Set task:
Repeat the full listing below verbatim and keep the images out.

Available data:
-------------------------

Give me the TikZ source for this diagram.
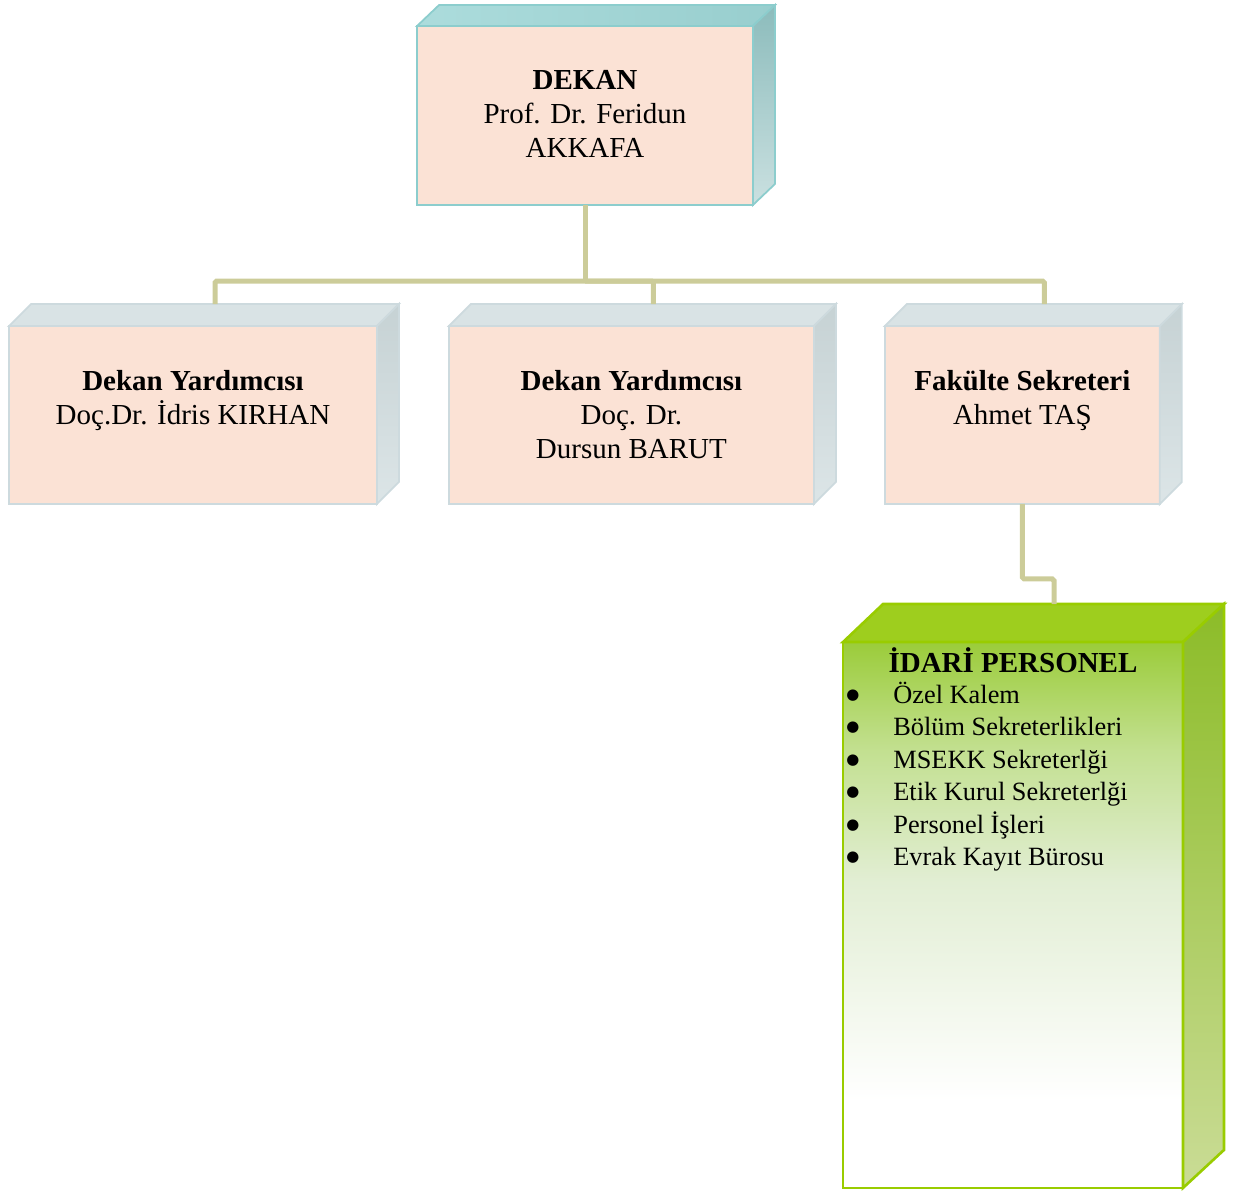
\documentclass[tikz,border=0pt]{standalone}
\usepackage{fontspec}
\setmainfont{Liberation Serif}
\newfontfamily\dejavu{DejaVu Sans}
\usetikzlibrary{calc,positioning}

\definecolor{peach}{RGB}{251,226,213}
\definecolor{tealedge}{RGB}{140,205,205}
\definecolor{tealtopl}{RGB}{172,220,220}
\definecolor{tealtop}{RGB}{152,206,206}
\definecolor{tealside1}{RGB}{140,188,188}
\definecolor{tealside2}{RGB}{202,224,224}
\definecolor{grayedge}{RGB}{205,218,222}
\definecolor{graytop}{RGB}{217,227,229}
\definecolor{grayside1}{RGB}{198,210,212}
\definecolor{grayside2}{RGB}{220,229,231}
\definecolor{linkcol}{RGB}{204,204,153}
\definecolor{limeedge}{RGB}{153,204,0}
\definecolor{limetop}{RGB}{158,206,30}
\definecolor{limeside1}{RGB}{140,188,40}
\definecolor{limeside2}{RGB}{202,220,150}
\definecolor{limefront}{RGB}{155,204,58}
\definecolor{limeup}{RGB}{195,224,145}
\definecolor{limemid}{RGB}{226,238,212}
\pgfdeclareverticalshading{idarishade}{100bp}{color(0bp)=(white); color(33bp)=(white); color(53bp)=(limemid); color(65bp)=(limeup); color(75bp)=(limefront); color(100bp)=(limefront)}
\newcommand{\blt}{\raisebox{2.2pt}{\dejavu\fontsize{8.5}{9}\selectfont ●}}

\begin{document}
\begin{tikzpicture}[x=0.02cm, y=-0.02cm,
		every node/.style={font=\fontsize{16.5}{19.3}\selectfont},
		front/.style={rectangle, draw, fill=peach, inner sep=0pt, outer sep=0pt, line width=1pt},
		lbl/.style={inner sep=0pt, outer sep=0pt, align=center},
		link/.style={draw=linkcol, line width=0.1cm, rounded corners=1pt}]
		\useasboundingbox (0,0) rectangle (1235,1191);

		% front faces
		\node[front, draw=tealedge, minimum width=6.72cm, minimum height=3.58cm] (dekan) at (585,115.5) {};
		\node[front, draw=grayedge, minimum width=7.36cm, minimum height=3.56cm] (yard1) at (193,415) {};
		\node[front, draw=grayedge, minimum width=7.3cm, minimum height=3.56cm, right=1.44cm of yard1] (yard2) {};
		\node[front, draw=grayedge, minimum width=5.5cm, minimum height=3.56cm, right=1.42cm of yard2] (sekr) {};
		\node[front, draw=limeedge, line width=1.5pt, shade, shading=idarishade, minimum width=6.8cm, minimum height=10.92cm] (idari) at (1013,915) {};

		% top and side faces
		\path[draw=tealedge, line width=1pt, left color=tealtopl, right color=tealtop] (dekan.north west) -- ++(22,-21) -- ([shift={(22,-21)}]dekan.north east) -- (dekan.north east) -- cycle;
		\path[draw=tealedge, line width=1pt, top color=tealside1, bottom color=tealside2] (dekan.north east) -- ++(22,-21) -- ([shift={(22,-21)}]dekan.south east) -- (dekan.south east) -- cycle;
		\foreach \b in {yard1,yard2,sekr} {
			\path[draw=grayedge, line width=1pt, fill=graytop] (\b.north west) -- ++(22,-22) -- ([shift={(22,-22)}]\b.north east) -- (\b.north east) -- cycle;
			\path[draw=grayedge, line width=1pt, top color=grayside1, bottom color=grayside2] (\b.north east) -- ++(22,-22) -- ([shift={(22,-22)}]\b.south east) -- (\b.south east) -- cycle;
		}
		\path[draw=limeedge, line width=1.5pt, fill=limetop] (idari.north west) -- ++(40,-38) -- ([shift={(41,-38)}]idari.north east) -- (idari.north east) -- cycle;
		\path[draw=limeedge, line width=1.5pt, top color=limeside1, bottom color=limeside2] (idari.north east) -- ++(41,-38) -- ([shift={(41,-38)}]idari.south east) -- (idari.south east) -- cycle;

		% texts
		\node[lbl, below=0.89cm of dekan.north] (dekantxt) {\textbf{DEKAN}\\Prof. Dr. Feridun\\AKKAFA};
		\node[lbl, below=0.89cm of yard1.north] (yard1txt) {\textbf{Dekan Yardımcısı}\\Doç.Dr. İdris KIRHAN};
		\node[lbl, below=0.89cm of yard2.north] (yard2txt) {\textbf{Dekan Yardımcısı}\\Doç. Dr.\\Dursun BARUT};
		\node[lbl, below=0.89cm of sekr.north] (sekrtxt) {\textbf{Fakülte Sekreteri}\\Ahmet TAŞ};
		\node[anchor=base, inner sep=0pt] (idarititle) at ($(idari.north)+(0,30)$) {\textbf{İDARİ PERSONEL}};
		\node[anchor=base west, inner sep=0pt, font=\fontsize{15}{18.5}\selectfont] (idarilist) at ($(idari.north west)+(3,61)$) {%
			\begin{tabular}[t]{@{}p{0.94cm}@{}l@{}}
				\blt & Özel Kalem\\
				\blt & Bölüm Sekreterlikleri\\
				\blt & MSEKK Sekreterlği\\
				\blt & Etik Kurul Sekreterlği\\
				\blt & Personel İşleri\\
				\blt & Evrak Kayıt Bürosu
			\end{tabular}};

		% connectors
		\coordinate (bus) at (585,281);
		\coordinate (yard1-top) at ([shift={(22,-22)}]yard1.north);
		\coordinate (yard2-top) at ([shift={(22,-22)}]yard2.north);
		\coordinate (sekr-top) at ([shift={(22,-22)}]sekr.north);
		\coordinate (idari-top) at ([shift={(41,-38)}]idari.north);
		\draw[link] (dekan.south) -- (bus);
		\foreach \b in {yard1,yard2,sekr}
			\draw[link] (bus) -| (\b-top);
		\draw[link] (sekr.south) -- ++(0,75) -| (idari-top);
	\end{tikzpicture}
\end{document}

-------------------------

Reply:
Give me the TikZ source for this diagram.
\documentclass[tikz,border=0pt]{standalone}
\usepackage{fontspec}
\setmainfont{Liberation Serif}
\newfontfamily\dejavu{DejaVu Sans}
\usetikzlibrary{calc,positioning}

\definecolor{peach}{RGB}{251,226,213}
\definecolor{tealedge}{RGB}{140,205,205}
\definecolor{tealtopl}{RGB}{172,220,220}
\definecolor{tealtop}{RGB}{152,206,206}
\definecolor{tealside1}{RGB}{140,188,188}
\definecolor{tealside2}{RGB}{202,224,224}
\definecolor{grayedge}{RGB}{205,218,222}
\definecolor{graytop}{RGB}{217,227,229}
\definecolor{grayside1}{RGB}{198,210,212}
\definecolor{grayside2}{RGB}{220,229,231}
\definecolor{linkcol}{RGB}{204,204,153}
\definecolor{limeedge}{RGB}{153,204,0}
\definecolor{limetop}{RGB}{158,206,30}
\definecolor{limeside1}{RGB}{140,188,40}
\definecolor{limeside2}{RGB}{202,220,150}
\definecolor{limefront}{RGB}{155,204,58}
\definecolor{limeup}{RGB}{195,224,145}
\definecolor{limemid}{RGB}{226,238,212}
\pgfdeclareverticalshading{idarishade}{100bp}{color(0bp)=(white); color(33bp)=(white); color(53bp)=(limemid); color(65bp)=(limeup); color(75bp)=(limefront); color(100bp)=(limefront)}
\newcommand{\blt}{\raisebox{2.2pt}{\dejavu\fontsize{8.5}{9}\selectfont ●}}

\begin{document}
\begin{tikzpicture}[x=0.02cm, y=-0.02cm,
		every node/.style={font=\fontsize{16.5}{19.3}\selectfont},
		front/.style={rectangle, draw, fill=peach, inner sep=0pt, outer sep=0pt, line width=1pt},
		lbl/.style={inner sep=0pt, outer sep=0pt, align=center},
		link/.style={draw=linkcol, line width=0.1cm, rounded corners=1pt}]
		\useasboundingbox (0,0) rectangle (1235,1191);

		% front faces
		\node[front, draw=tealedge, minimum width=6.72cm, minimum height=3.58cm] (dekan) at (585,115.5) {};
		\node[front, draw=grayedge, minimum width=7.36cm, minimum height=3.56cm] (yard1) at (193,415) {};
		\node[front, draw=grayedge, minimum width=7.3cm, minimum height=3.56cm, right=1.44cm of yard1] (yard2) {};
		\node[front, draw=grayedge, minimum width=5.5cm, minimum height=3.56cm, right=1.42cm of yard2] (sekr) {};
		\node[front, draw=limeedge, line width=1.5pt, shade, shading=idarishade, minimum width=6.8cm, minimum height=10.92cm] (idari) at (1013,915) {};

		% top and side faces
		\path[draw=tealedge, line width=1pt, left color=tealtopl, right color=tealtop] (dekan.north west) -- ++(22,-21) -- ([shift={(22,-21)}]dekan.north east) -- (dekan.north east) -- cycle;
		\path[draw=tealedge, line width=1pt, top color=tealside1, bottom color=tealside2] (dekan.north east) -- ++(22,-21) -- ([shift={(22,-21)}]dekan.south east) -- (dekan.south east) -- cycle;
		\foreach \b in {yard1,yard2,sekr} {
			\path[draw=grayedge, line width=1pt, fill=graytop] (\b.north west) -- ++(22,-22) -- ([shift={(22,-22)}]\b.north east) -- (\b.north east) -- cycle;
			\path[draw=grayedge, line width=1pt, top color=grayside1, bottom color=grayside2] (\b.north east) -- ++(22,-22) -- ([shift={(22,-22)}]\b.south east) -- (\b.south east) -- cycle;
		}
		\path[draw=limeedge, line width=1.5pt, fill=limetop] (idari.north west) -- ++(40,-38) -- ([shift={(41,-38)}]idari.north east) -- (idari.north east) -- cycle;
		\path[draw=limeedge, line width=1.5pt, top color=limeside1, bottom color=limeside2] (idari.north east) -- ++(41,-38) -- ([shift={(41,-38)}]idari.south east) -- (idari.south east) -- cycle;

		% texts
		\node[lbl, below=0.89cm of dekan.north] (dekantxt) {\textbf{DEKAN}\\Prof. Dr. Feridun\\AKKAFA};
		\node[lbl, below=0.89cm of yard1.north] (yard1txt) {\textbf{Dekan Yardımcısı}\\Doç.Dr. İdris KIRHAN};
		\node[lbl, below=0.89cm of yard2.north] (yard2txt) {\textbf{Dekan Yardımcısı}\\Doç. Dr.\\Dursun BARUT};
		\node[lbl, below=0.89cm of sekr.north] (sekrtxt) {\textbf{Fakülte Sekreteri}\\Ahmet TAŞ};
		\node[anchor=base, inner sep=0pt] (idarititle) at ($(idari.north)+(0,30)$) {\textbf{İDARİ PERSONEL}};
		\node[anchor=base west, inner sep=0pt, font=\fontsize{15}{18.5}\selectfont] (idarilist) at ($(idari.north west)+(3,61)$) {%
			\begin{tabular}[t]{@{}p{0.94cm}@{}l@{}}
				\blt & Özel Kalem\\
				\blt & Bölüm Sekreterlikleri\\
				\blt & MSEKK Sekreterlği\\
				\blt & Etik Kurul Sekreterlği\\
				\blt & Personel İşleri\\
				\blt & Evrak Kayıt Bürosu
			\end{tabular}};

		% connectors
		\coordinate (bus) at (585,281);
		\coordinate (yard1-top) at ([shift={(22,-22)}]yard1.north);
		\coordinate (yard2-top) at ([shift={(22,-22)}]yard2.north);
		\coordinate (sekr-top) at ([shift={(22,-22)}]sekr.north);
		\coordinate (idari-top) at ([shift={(41,-38)}]idari.north);
		\draw[link] (dekan.south) -- (bus);
		\foreach \b in {yard1,yard2,sekr}
			\draw[link] (bus) -| (\b-top);
		\draw[link] (sekr.south) -- ++(0,75) -| (idari-top);
	\end{tikzpicture}
\end{document}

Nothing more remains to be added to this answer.